Nicht nur intensiviert der Iran die Deportationen, sondern Funktionäre der Islamischen Republik verfassen regelrechte Kriegserklärungen an die im Land Zuflucht suchenden Afghanen.
Für Menschen, die vor dem Terror der Taliban in die Nachbarländer Afghanistans geflohen sind, reißen die Horrormeldungen nicht ab. Sowohl Pakistan als auch der Iran, beides Länder, in denen Millionen Flüchtlinge aus Afghanistan Zuflucht gesucht haben, intensivieren gewaltsame Deportationen. Bislang sollen in diesem Jahr schon 400.000 in ihr Heimatland abgeschoben worden sein.
Aber das reicht den Machthabern, vor allem im Iran, noch lange nicht. Kürzlich verkündeten sie, man plane, weitere zwei Millionen abschieben zu wollen:
»Der iranische Polizeichef Ahmad-Reza Radan sagte, dass in den nächsten sechs Monaten etwa zwei Millionen Ausländer ohne Papiere aus dem Iran abgeschoben werden sollen.
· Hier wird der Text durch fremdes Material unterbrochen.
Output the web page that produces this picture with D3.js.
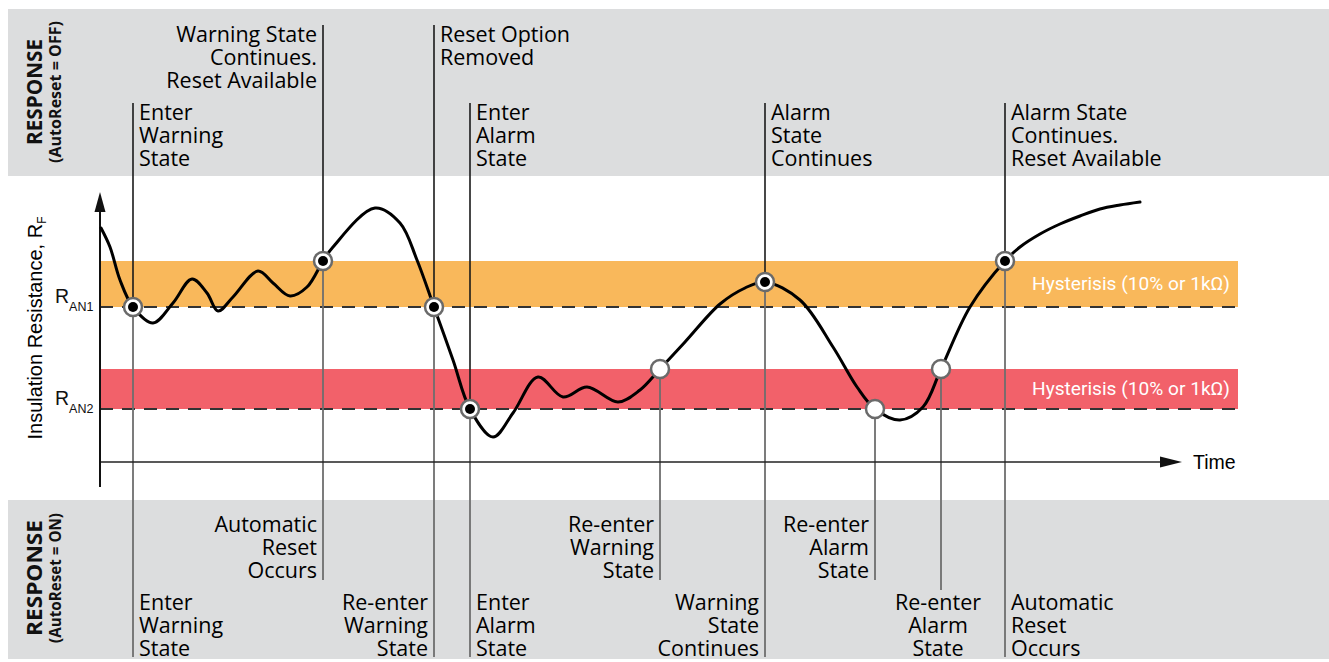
<!DOCTYPE html>
<html>
<head>
<meta charset="utf-8">
<script src="https://cdn.jsdelivr.net/npm/d3@7/dist/d3.min.js"></script>
<style>
  html, body { margin: 0; padding: 0; background: #fff; }
  svg { display: block; }
</style>
</head>
<body>
<svg id="chart" width="1329" height="662"></svg>
<script>
// ---------------- DATA ----------------
// Insulation resistance curve (time units, resistance units)
const curveTime = [0.1, 1.0, 2.0, 3.3, 5.3, 7.3, 9.2, 10.7, 11.8, 13.3, 15.8, 17.3, 19.0, 20.7, 22.3, 23.3, 27.5, 30.0, 31.7, 33.4, 35.3, 37.0, 39.3, 41.3, 43.8, 46.3, 48.7, 51.8, 54.0, 56.0, 58.5, 62.0, 64.5, 66.5, 70.0, 73.3, 75.7, 77.5, 80.0, 82.3, 84.1, 87.0, 90.5, 92.0, 94.0, 96.0, 98.0, 100.0, 102.0, 104.0];
const curveRes  = [23.4, 21.5, 18.2, 15.5, 13.9, 15.9, 18.3, 16.9, 15.1, 16.5, 19.1, 17.9, 16.6, 17.5, 20.1, 21.5, 25.4, 23.9, 20.2, 15.5, 10.2, 5.3, 2.5, 4.9, 8.5, 6.5, 7.5, 6.0, 7.2, 9.3, 12.0, 15.8, 17.4, 18.0, 16.2, 11.5, 7.5, 5.3, 4.2, 5.5, 9.3, 15.5, 20.1, 21.5, 22.8, 23.8, 24.6, 25.3, 25.7, 26.0];

// Thresholds
const thresholdNames  = ["AN1", "AN2"];
const thresholdValues = [15.5, 5.3];
const hysteresisTop   = [20.1, 9.3];
const hysteresisLabel = "Hysterisis (10% or 1kΩ)";

// Events
const eventTime   = [3.3, 22.3, 33.4, 37.0, 56.0, 66.5, 77.5, 84.1, 90.5];
const eventRes    = [15.5, 20.1, 15.5, 5.3, 9.3, 18.0, 5.3, 9.3, 20.1];
const eventFilled = [true, true, true, true, false, true, false, false, true];

// Response texts: AutoReset = OFF (top) and AutoReset = ON (bottom)
const topLabels = [
  ["Enter", "Warning", "State"],
  ["Warning State", "Continues.", "Reset Available"],
  ["Reset Option", "Removed"],
  ["Enter", "Alarm", "State"],
  null,
  ["Alarm", "State", "Continues"],
  null,
  null,
  ["Alarm State", "Continues.", "Reset Available"]
];
const bottomLabels = [
  ["Enter", "Warning", "State"],
  ["Automatic", "Reset", "Occurs"],
  ["Re-enter", "Warning", "State"],
  ["Enter", "Alarm", "State"],
  ["Re-enter", "Warning", "State"],
  ["Warning", "State", "Continues"],
  ["Re-enter", "Alarm", "State"],
  ["Re-enter", "Alarm", "State"],
  ["Automatic", "Reset", "Occurs"]
];
const axisLabelY = "Insulation Resistance, R";
const axisLabelYSub = "F";
const axisLabelX = "Time";
const sideTitle = "RESPONSE";
const sideSubs = ["(AutoReset = OFF)", "(AutoReset = ON)"];

// ---------------- LAYOUT ----------------
// label layout: [row (0 = upper, 1 = lower), anchor]
const topLayout = [[1,"start"],[0,"end"],[0,"start"],[1,"start"],null,[1,"start"],null,null,[1,"start"]];
const bottomLayout = [[1,"start"],[0,"end"],[1,"end"],[1,"start"],[0,"end"],[1,"end"],[0,"end"],[1,"middle"],[1,"start"]];

const svg = d3.select("#chart");
const W = 1329, H = 662;

const x = d3.scaleLinear().domain([0, 108.2]).range([100, 1182]);
const y = d3.scaleLinear().domain([0, 27]).range([462, 192]);

const textFont = "'Open Sans', 'Noto Sans', sans-serif";
const plainFont = "'Liberation Sans', Arial, sans-serif";

// Bands
const bandColor = "#dcddde";
svg.append("rect").attr("x", 8).attr("y", 9).attr("width", W - 8).attr("height", 167).attr("fill", bandColor);
svg.append("rect").attr("x", 8).attr("y", 500).attr("width", W - 8).attr("height", 159).attr("fill", bandColor);

// Side titles
const sideCenters = [92, 578];
sideCenters.forEach((cy, i) => {
  const g = svg.append("g").attr("transform", `translate(0,${cy}) rotate(-90)`);
  g.append("text").attr("x", 0).attr("y", 42).attr("text-anchor", "middle")
    .attr("font-family", textFont).attr("font-weight", 700).attr("font-size", 21)
    .attr("textLength", i === 0 ? 106 : 116).attr("lengthAdjust", "spacingAndGlyphs")
    .attr("fill", "#111").text(sideTitle);
  g.append("text").attr("x", 0).attr("y", 61).attr("text-anchor", "middle")
    .attr("font-family", textFont).attr("font-weight", 700).attr("font-size", 15.5)
    .attr("textLength", i === 0 ? 142 : 130).attr("lengthAdjust", "spacingAndGlyphs")
    .attr("fill", "#111").text(sideSubs[i]);
});

// Hysteresis bands
const bandColors = ["#f9b85b", "#f2616a"];
const xEnd = x.invert(1238);
thresholdValues.forEach((v, i) => {
  svg.append("rect")
    .attr("x", x(0)).attr("y", y(hysteresisTop[i]))
    .attr("width", x(xEnd) - x(0)).attr("height", y(v) - y(hysteresisTop[i]))
    .attr("fill", bandColors[i]);
  svg.append("text")
    .attr("x", x(xEnd) - 8).attr("y", (y(v) + y(hysteresisTop[i])) / 2 + 6)
    .attr("text-anchor", "end").attr("font-family", "Roboto, sans-serif").attr("font-size", 17.5)
    .attr("textLength", 198).attr("lengthAdjust", "spacingAndGlyphs")
    .attr("fill", "#fff").text(hysteresisLabel);
  svg.append("line")
    .attr("x1", x(0)).attr("x2", x(xEnd)).attr("y1", y(v)).attr("y2", y(v))
    .attr("stroke", "#333").attr("stroke-width", 2).attr("stroke-dasharray", "13,9");
  const t = svg.append("text").attr("x", 55).attr("y", y(v) - 4)
    .attr("font-family", plainFont).attr("font-size", 19.5).attr("fill", "#111");
  t.append("tspan").text("R");
  t.append("tspan").attr("font-size", 12.5).attr("dy", 8).text(thresholdNames[i]);
});

// Vertical event lines
const topRowY = [25, 103];
const bottomRowEnd = [580, 657];
eventTime.forEach((tv, i) => {
  const px = x(tv), py = y(eventRes[i]);
  if (topLayout[i]) {
    svg.append("line").attr("x1", px).attr("x2", px)
      .attr("y1", topRowY[topLayout[i][0]]).attr("y2", py)
      .attr("stroke", "#1a1a1a").attr("stroke-width", 1.6);
  }
  const bl = bottomLayout[i];
  const endY = bl[1] === "middle" ? 590 : bottomRowEnd[bl[0]];
  svg.append("line").attr("x1", px).attr("x2", px)
    .attr("y1", py).attr("y2", endY)
    .attr("stroke", "#6e6e6e").attr("stroke-width", 1.8);
});

// Axes
const xAxis = d3.axisBottom(x).tickValues([]).tickSizeOuter(0);
const yAxis = d3.axisLeft(y).tickValues([]).tickSizeOuter(0);
svg.append("g").attr("transform", `translate(0,${y(0)})`).call(xAxis)
  .call(g => g.select(".domain").attr("stroke", "#222").attr("stroke-width", 1.6)
     .attr("d", `M${x(0)},0H${x(108.2) - 18}`));
svg.append("g").attr("transform", `translate(${x(0)},0)`).call(yAxis)
  .call(g => g.select(".domain").attr("stroke", "#111").attr("stroke-width", 2)
     .attr("d", `M0,${y(-2.5)}V${y(27) + 16}`));
// arrowheads
svg.append("path").attr("d", `M${x(108.2)},${y(0)} L${x(108.2) - 22},${y(0) - 5.5} L${x(108.2) - 22},${y(0) + 5.5} Z`).attr("fill", "#111");
svg.append("path").attr("d", `M${x(0)},${y(27)} L${x(0) - 5.5},${y(27) + 20} L${x(0) + 5.5},${y(27) + 20} Z`).attr("fill", "#111");

svg.append("text").attr("x", x(108.2) + 11).attr("y", y(0) + 7)
  .attr("font-family", plainFont).attr("font-size", 19.5).attr("fill", "#000").text(axisLabelX);
const yl = svg.append("text").attr("transform", `translate(42,${(y(0) + y(27)) / 2 + 1}) rotate(-90)`)
  .attr("text-anchor", "middle").attr("font-family", plainFont).attr("font-size", 20).attr("fill", "#000");
yl.append("tspan").text(axisLabelY);
yl.append("tspan").attr("font-size", 12).attr("dy", 4).text(axisLabelYSub);

// Curve
const pts = curveTime.map((t, i) => [t, curveRes[i]]);
const line = d3.line().x(d => x(d[0])).y(d => y(d[1])).curve(d3.curveCatmullRom.alpha(0.5));
svg.append("path").datum(pts).attr("d", line)
  .attr("fill", "none").attr("stroke", "#000").attr("stroke-width", 3).attr("stroke-linecap", "round");

// Markers
eventTime.forEach((tv, i) => {
  const px = x(tv), py = y(eventRes[i]);
  svg.append("circle").attr("cx", px).attr("cy", py).attr("r", 9)
    .attr("fill", "#fff").attr("stroke", "#6a6a6a").attr("stroke-width", 2.5);
  if (eventFilled[i]) {
    svg.append("circle").attr("cx", px).attr("cy", py).attr("r", 5).attr("fill", "#000");
  }
});

// Response labels
function drawLabel(lines, px, baseY, anchor) {
  const t = svg.append("text").attr("font-family", textFont).attr("font-size", 21.5)
    .attr("fill", "#000").attr("text-anchor", anchor);
  const dx = anchor === "start" ? 6 : anchor === "end" ? -6 : -3;
  lines.forEach((s, k) => {
    t.append("tspan").attr("x", px + dx).attr("y", baseY + k * 22.8).text(s);
  });
}
const topBase = [42, 120];
const bottomBase = [532, 610];
eventTime.forEach((tv, i) => {
  const px = x(tv);
  if (topLabels[i]) drawLabel(topLabels[i], px, topBase[topLayout[i][0]], topLayout[i][1]);
  if (bottomLabels[i]) drawLabel(bottomLabels[i], px, bottomBase[bottomLayout[i][0]], bottomLayout[i][1]);
});
</script>
</body>
</html>
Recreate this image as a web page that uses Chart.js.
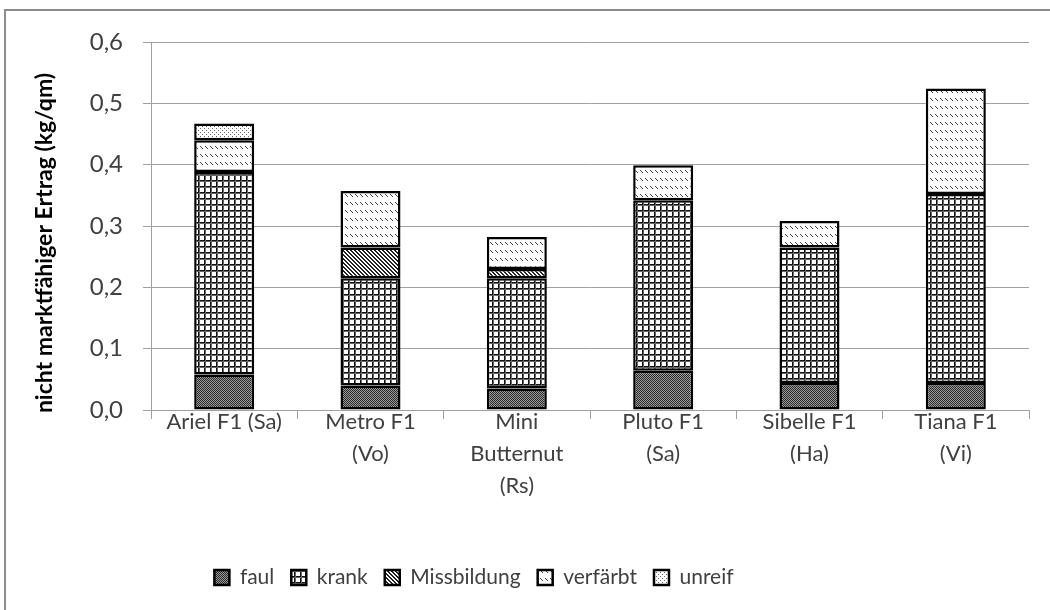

In einem Interview mit der iranischen Nachrichtenagentur Young Journalists Club sagte Radan am Dienstag, die Sicherheitskräfte und das Innenministerium arbeiteten an Maßnahmen, mit denen langfristig ›eine beträchtliche Zahl illegaler Ausländer‹ abgeschoben werden könne. (…)
Das Flüchtlingshilfswerk der Vereinten Nationen UNHCR schätzt, dass derzeit fast 4,5 Millionen afghanische Staatsangehörige im Iran leben. Nach Angaben iranischer Nachrichtenagenturen könnte die tatsächliche Zahl jedoch bei sechs bis acht Millionen liegen. Viele haben keine legale Aufenthaltsgenehmigung und vermeiden eine Registrierung aus Angst vor einer Abschiebung. Viele beabsichtigen auch, den Iran zu durchqueren, um nach Europa zu gelangen.«
Krieg gegen Flüchtlinge
Der Iran hatte im Frühjahr diesen Jahres Afghanen, die sich ohne gültige Papiere im Land aufhalten, quasi offiziell den Krieg erklärt. Der Vizegouverneur Teherans verglich, um zu unterstreichen, wie ernst das Regime es meint, diese Kampfansage in einer Rede mit dem Krieg gegen den Irak in den 1980er Jahren: »Im Umgang mit den illegalen Einwanderern sind wir wie unsere Jugend, die zu den Waffen griff, in den Krieg zog und zu Märtyrern wurde.«
Dass nun so viele Flüchtlinge deportiert werden, liegt selbstredend nicht etwa daran, dass sich die Lage in Afghanistan verbessert hätte, sodass der Fluchtgrund wegfiele. Das Gegenteil ist der Fall.
Immer mehr Menschen sehen in der Hölle, in die die Taliban das Land verwandelt haben, keine Zukunft für sich mehr und wollen nur noch weg. Je mehr allerdings fliehen wollen, je repressiver reagieren die Nachbarstaaten, indem sie versuchen, ihre Grenzen immer hermetischer abzuriegeln. So hat der Iran zwischenzeitlich mit dem Bau einer Betonmauer begonnen, die nach dem Vorbild der zwischen der Türkei und Syrien errichteten Mauer möglichst viele Menschen von der Grenzüberquerung abhalten soll.
Derweilen hat angesichts der katastrophalen Lage von Frauen in Afghanistan der Europäische Gerichtshof kürzlich ein Grundsatzurteil gefällt und festgestellt, dass »die Repressionen des Taliban-Regimes so massiv seien, dass sie grundsätzlich als Verfolgte gelten«. Damit stehe ihnen in der Europäischen Union Asyl ohne Einzelfallprüfung zu.
Das mag für Frauen aus Afghanistan nach einem Hoffnungsschimmer klingen, ihr Problem ist nur: Europa ist fern. Angesichts geschlossener Grenzen und der Repression, der afghanische Flüchtlinge in Nachbar- und Transitländern ausgesetzt sind, besteht nur für einen verschwindend geringen Teil überhaupt die Aussicht, es je nach Europa zu schaffen.